Lu Wenfu (1928 – 2005) était un écrivain chinois. Né à Taixing, dans la même province que Suzhou,
Lu Wenfu a écrit, durant 50 ans de carrière littéraire, une série d'oeuvres brillantes et populaires, telles que le Dévouement, une Vieille famille de marchands ambulants, les Murs d'enceinte,
Vie et passion d'un gastronome chinois, le Désintéressement, les Gastronomes,
Nid d'hommes et le Puits. Fin gastronome,
Lu Wenfu a raconté dans
Vie et passion d'un gastronome chinois (édité en 1982 sous le titre original : Meishijia, mot à mot « expert en bonne chère ») une bonne partie de sa propre vie : on a surnommé
Lu Wenfu "écrivain gastronome".
L'histoire, qui se déroule à Suzhou, met en scène - sur près de 40 ans de vicissitudes sociopolitiques - un nombre limité de personnages. Gao Xiaoting, pétri de morale révolutionnaire. Zhu Ziye, bourgeois gastronome, client connu de tous les restaurants et échoppes de la ville. A Er, conducteur de pousse-pousse au service de Zhu Ziye. Yang Zhongbao, chef cuisinier dans un restaurant clandestin. Bao Kunnian, serveur chez Gao et reconnu pour la promptitude qu'il met à engueuler les clients qui ne se conforme pas à ses instructions. Kong Bixia, femme de Zhu Ziye, maniérée mais cordon bleu. Et la gastronomie, personnage central, quasiment présente à toutes les pages !

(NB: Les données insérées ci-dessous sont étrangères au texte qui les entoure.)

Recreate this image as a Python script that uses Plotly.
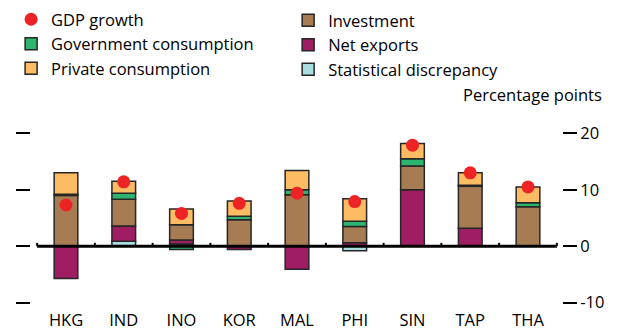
import plotly.graph_objects as go

categories = ["HKG", "IND", "INO", "KOR", "MAL", "PHI", "SIN", "TAP", "THA"]
stat_disc = [0, 0.9, 0.4, 0, 0, -0.8, 0, 0, 0]
net_exports = [-5.7, 2.7, 0.7, -0.6, -4.1, 0.6, 10.0, 3.2, 0]
investment = [9.0, 4.7, 2.7, 4.7, 9.1, 2.9, 4.2, 7.4, 7.0]
gov_cons = [0.2, 1.1, -0.6, 0.6, 0.9, 0.9, 1.3, 0.2, 0.7]
priv_cons = [3.8, 2.1, 2.8, 2.7, 3.4, 4.0, 2.7, 2.2, 2.8]
gdp_growth = [7.3, 11.4, 5.8, 7.6, 9.4, 7.9, 17.9, 13.0, 10.5]
y_ticks = [-10, 0, 10, 20]
y_tick_text = ["-10", "0", "10", "20"]

FONT = "Open Sans"
FS = 16.5
line = dict(color="#262626", width=1.5)
bw = 0.41

fig = go.Figure()
fig.add_bar(x=categories, y=stat_disc, name="Statistical discrepancy",
            marker=dict(color="#a9dde1", line=line), width=bw, legend="legend2", legendrank=3)
fig.add_bar(x=categories, y=net_exports, name="Net exports",
            marker=dict(color="#9e1d63", line=line), width=bw, legend="legend2", legendrank=2)
fig.add_bar(x=categories, y=investment, name="Investment",
            marker=dict(color="#a87c52", line=line), width=bw, legend="legend2", legendrank=1)
fig.add_bar(x=categories, y=gov_cons, name="Government consumption",
            marker=dict(color="#2db46e", line=line), width=bw, legend="legend", legendrank=2)
fig.add_bar(x=categories, y=priv_cons, name="Private consumption",
            marker=dict(color="#fdbb63", line=line), width=bw, legend="legend", legendrank=3)
fig.add_scatter(x=categories, y=gdp_growth, name="GDP growth", mode="markers",
                marker=dict(color="#ee2325", size=13, line=dict(width=0)),
                legend="legend", legendrank=1)
# invisible trace to activate the right axis
fig.add_scatter(x=categories, y=gdp_growth, yaxis="y2", mode="markers",
                marker=dict(opacity=0), showlegend=False, hoverinfo="skip")

yr = [-10.94, 24.12]
n = len(categories)
shapes = [dict(type="line", xref="x", yref="y", x0=-0.5, x1=n - 0.5, y0=0, y1=0,
               line=dict(color="black", width=3))]
for k in range(n + 1):
    shapes.append(dict(type="line", xref="x", yref="y", x0=k - 0.5, x1=k - 0.5,
                       y0=0, y1=0.6, line=dict(color="black", width=2)))

fig.update_layout(
    width=617, height=330,
    margin=dict(l=31, r=55, t=110, b=22, autoexpand=False),
    paper_bgcolor="white", plot_bgcolor="white",
    barmode="relative",
    font=dict(family=FONT, size=FS, color="black"),
    showlegend=True,
    legend=dict(xref="container", yref="container", x=0.018, y=1.0 - 2 / 330, xanchor="left",
                yanchor="top", traceorder="normal", font=dict(size=FS),
                bgcolor="rgba(0,0,0,0)", tracegroupgap=0, itemclick=False),
    legend2=dict(xref="container", yref="container", x=0.467, y=1.0 - 3 / 330, xanchor="left",
                 yanchor="top", traceorder="normal", font=dict(size=FS),
                 bgcolor="rgba(0,0,0,0)", tracegroupgap=0, itemclick=False),
    xaxis=dict(type="category", range=[-0.606, 8.589], showline=False, ticks="",
               showgrid=False, zeroline=False, tickfont=dict(size=FS), automargin=False),
    yaxis=dict(range=yr, tickvals=y_ticks, showticklabels=False, ticks="outside",
               ticklen=14, tickwidth=2, tickcolor="black", showgrid=False,
               zeroline=False, showline=False, automargin=False),
    yaxis2=dict(range=yr, tickvals=y_ticks, ticktext=y_tick_text, overlaying="y",
                side="right", ticks="outside", ticklen=14, tickwidth=2, tickcolor="black",
                showgrid=False, zeroline=False, showline=False,
                tickfont=dict(size=FS), automargin=False),
    shapes=shapes,
    annotations=[dict(text="Percentage points", xref="paper", yref="paper",
                      x=1.0 + 42 / 531, y=1.0 + 2 / 198, xanchor="right",
                      yanchor="bottom", showarrow=False, font=dict(size=FS))],
)

fig.write_html("out.html", config={"displayModeBar": False},
               post_script="document.body.style.margin='0';")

La passion de Zhu Ziye pour la bonne chère fait de lui un gourmet, un gourmand, un goinfre ou (page 83) « un bâfreur sans vergogne », c'est selon ! Or cette goinfrerie, avec son pendant le gaspillage, ne fait pas bon ménage avec les idéaux révolutionnaires de la Révolution culturelle chinoise. Cette passion provoque donc la colère de Gao Xiaoting, le narrateur, qui témoigne de ses tentatives plus ou moins heureuses pour transformer Zhu Ziye en un vrai communiste chinois. Nos deux comparses confrontent au fil des pages, des ans et des événements leur vision de la gastronomie, et au travers de la cuisine c'est bien de la société et de l'homme dont il s'agit ! Comme le disait
Brillât-Savarin « Dis-moi ce que tu manges et je te dirai qui tu es ! ». Notre gastronome Zhu Ziye se livrera d'abord à une débauche de mets fins et somptueux, obstinément tourné vers le plaisir individuel et l'abondance, puis, par la force des choses et quelque peu aidé par la persuasion des Comités Populaires (page 118, pendant la révolution culturelle, nombreux furent ceux qui durent reconnaître leurs crimes, debout des heures durant), il se laissera peu à peu convaincre par la réalité du monde du travail (qui bannit l'oisiveté et fait de la nourriture un moyen de s'alimenter et de reprendre des forces) et finira même par nouer de vrais rapports de voisinage fondés sur le partage (et non l'égoïsme) et le plaisir commun. Évoquant avec ses voisins quelques souvenirs du passé (page 135, « ne sois pas si ému ! le passé est le passé ! »), Zhu Ziye constatera certes la disparition de certaines personnes qu'il avait pourtant longuement côtoyées (beaucoup auront fait jusqu'à 10 ans de prison) mais reconnaîtra avec joie la transformation heureuse et salutaire de la société chinoise : l'auto critique ayant laissé la place à l'agitation, au tourisme, aux devises et à une envie générale de tranquillité (page 139).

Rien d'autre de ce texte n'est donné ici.